-- Start of COLLECTED DATA --

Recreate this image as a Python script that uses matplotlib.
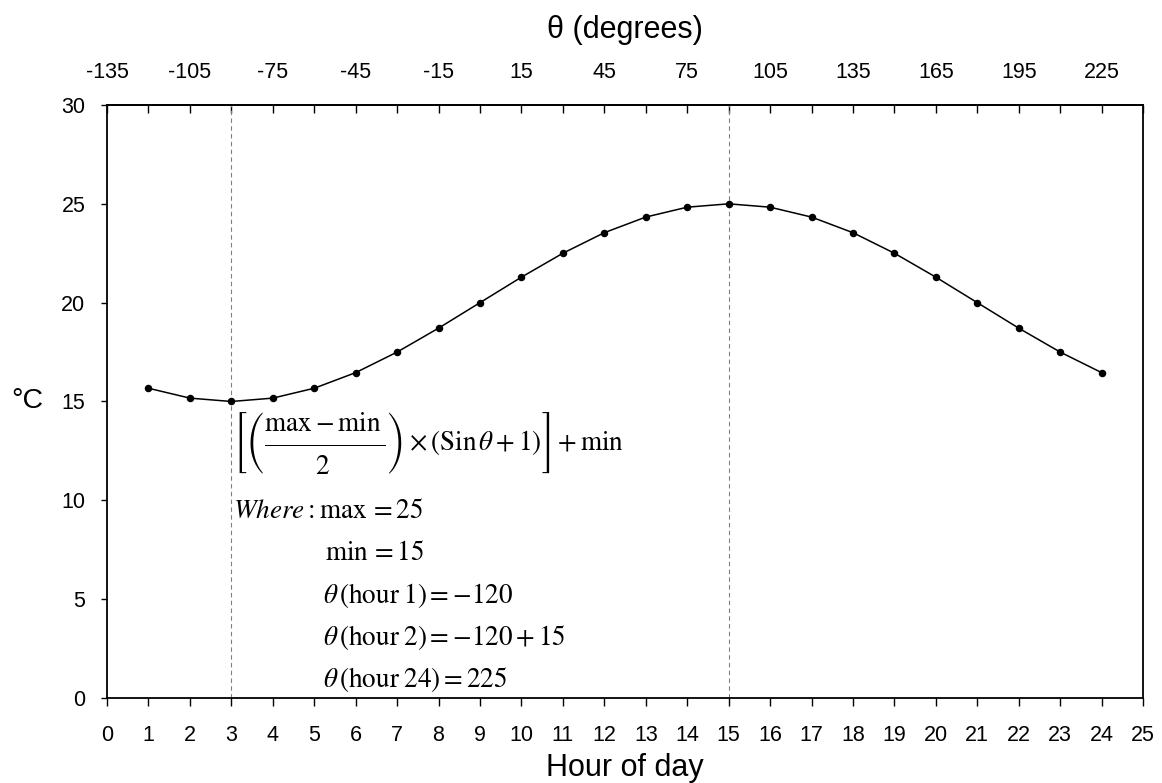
import matplotlib
matplotlib.use("Agg")
import matplotlib.pyplot as plt
from matplotlib.ticker import MultipleLocator, FixedLocator

plt.rcParams["font.family"] = ["Liberation Sans", "DejaVu Sans"]
plt.rcParams["mathtext.fontset"] = "stix"
plt.rcParams["axes.unicode_minus"] = False

# Data
hours = [1, 2, 3, 4, 5, 6, 7, 8, 9, 10, 11, 12,
         13, 14, 15, 16, 17, 18, 19, 20, 21, 22, 23, 24]
temps = [15.67, 15.17, 15.00, 15.17, 15.67, 16.46, 17.50, 18.71,
         20.00, 21.29, 22.50, 23.54, 24.33, 24.83, 25.00, 24.83,
         24.33, 23.54, 22.50, 21.29, 20.00, 18.71, 17.50, 16.46]
marker_hours = [3, 15]  # min and max of the curve
theta_ticks = list(range(-135, 226, 30))

# zero-thickness genfracs only add vertical room around the fraction
num = r"\genfrac{}{}{0}{0}{\mathrm{max}-\mathrm{min}}{\,}"
den = r"\genfrac{}{}{0}{0}{\,}{2}"
formula_lines = [
    r"$\left[\left(\dfrac{" + num + "}{" + den + r"}\right)\times\left(\mathrm{Sin}\,\theta+1\right)\right]+\mathrm{min}$",
    r"$\mathit{Where}:\mathrm{max}\,=25$",
    r"$\mathrm{min}\,=15$",
    r"$\theta\,(\mathrm{hour}\;1)=-120$",
    r"$\theta\,(\mathrm{hour}\;2)=-120+15$",
    r"$\theta\,(\mathrm{hour}\;24)=225$",
]
formula_x = [3.03, 3.03, 5.25, 5.2, 5.2, 5.2]
formula_y = [12.9, 9.45, 7.32, 5.2, 3.08, 0.95]

fig = plt.figure(figsize=(11.62, 7.83), dpi=100)
ax = fig.add_axes([0.0921, 0.1086, 0.8916, 0.7573])

for h in marker_hours:
    ax.axvline(h, color="#808080", lw=0.8, ls=(0, (4, 3)), zorder=1)

ax.plot(hours, temps, color="black", lw=1.1, marker="o", ms=4.4, zorder=3)

ax.set_xlim(0, 25)
ax.set_ylim(0, 30)
ax.xaxis.set_major_locator(MultipleLocator(1))
ax.yaxis.set_major_locator(MultipleLocator(5))
ax.tick_params(axis="x", direction="out", length=5.8, width=1,
               labelsize=15.5, pad=14)
ax.tick_params(axis="y", direction="out", length=4, width=1,
               labelsize=15.5, pad=11.5)
for s in ax.spines.values():
    s.set_linewidth(1.3)

ax.set_xlabel("Hour of day", fontsize=22, labelpad=5)
ax.set_ylabel("°C", fontsize=20.5, rotation=0, ha="center", va="center")
ax.yaxis.set_label_coords(-0.077, 0.5)

top = ax.secondary_xaxis("top", functions=(lambda h: 15 * h - 135,
                                           lambda t: (t + 135) / 15))
top.xaxis.set_major_locator(FixedLocator(theta_ticks))
top.xaxis.set_minor_locator(MultipleLocator(15))
top.tick_params(which="both", direction="in", length=6, width=1,
                labelsize=15.5, pad=16)
top.spines["top"].set_linewidth(1.3)
top.set_xlabel("θ (degrees)", fontsize=22, labelpad=17)

for txt, x, y in zip(formula_lines, formula_x, formula_y):
    ax.text(x, y, txt, fontsize=19.5, ha="left", va="center", zorder=4)

fig.savefig("out.png", dpi=100)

-- End of COLLECTED DATA --

▸ OBJECTIVE
Repeat exactly and only the lines from the start of the data above through the line that holds "theta_ticks = list(range(-135, 226, 30))", inclusive. Pictures do not belong in the copy.

▸ THE REPLY
Recreate this image as a Python script that uses matplotlib.
import matplotlib
matplotlib.use("Agg")
import matplotlib.pyplot as plt
from matplotlib.ticker import MultipleLocator, FixedLocator

plt.rcParams["font.family"] = ["Liberation Sans", "DejaVu Sans"]
plt.rcParams["mathtext.fontset"] = "stix"
plt.rcParams["axes.unicode_minus"] = False

# Data
hours = [1, 2, 3, 4, 5, 6, 7, 8, 9, 10, 11, 12,
         13, 14, 15, 16, 17, 18, 19, 20, 21, 22, 23, 24]
temps = [15.67, 15.17, 15.00, 15.17, 15.67, 16.46, 17.50, 18.71,
         20.00, 21.29, 22.50, 23.54, 24.33, 24.83, 25.00, 24.83,
         24.33, 23.54, 22.50, 21.29, 20.00, 18.71, 17.50, 16.46]
marker_hours = [3, 15]  # min and max of the curve
theta_ticks = list(range(-135, 226, 30))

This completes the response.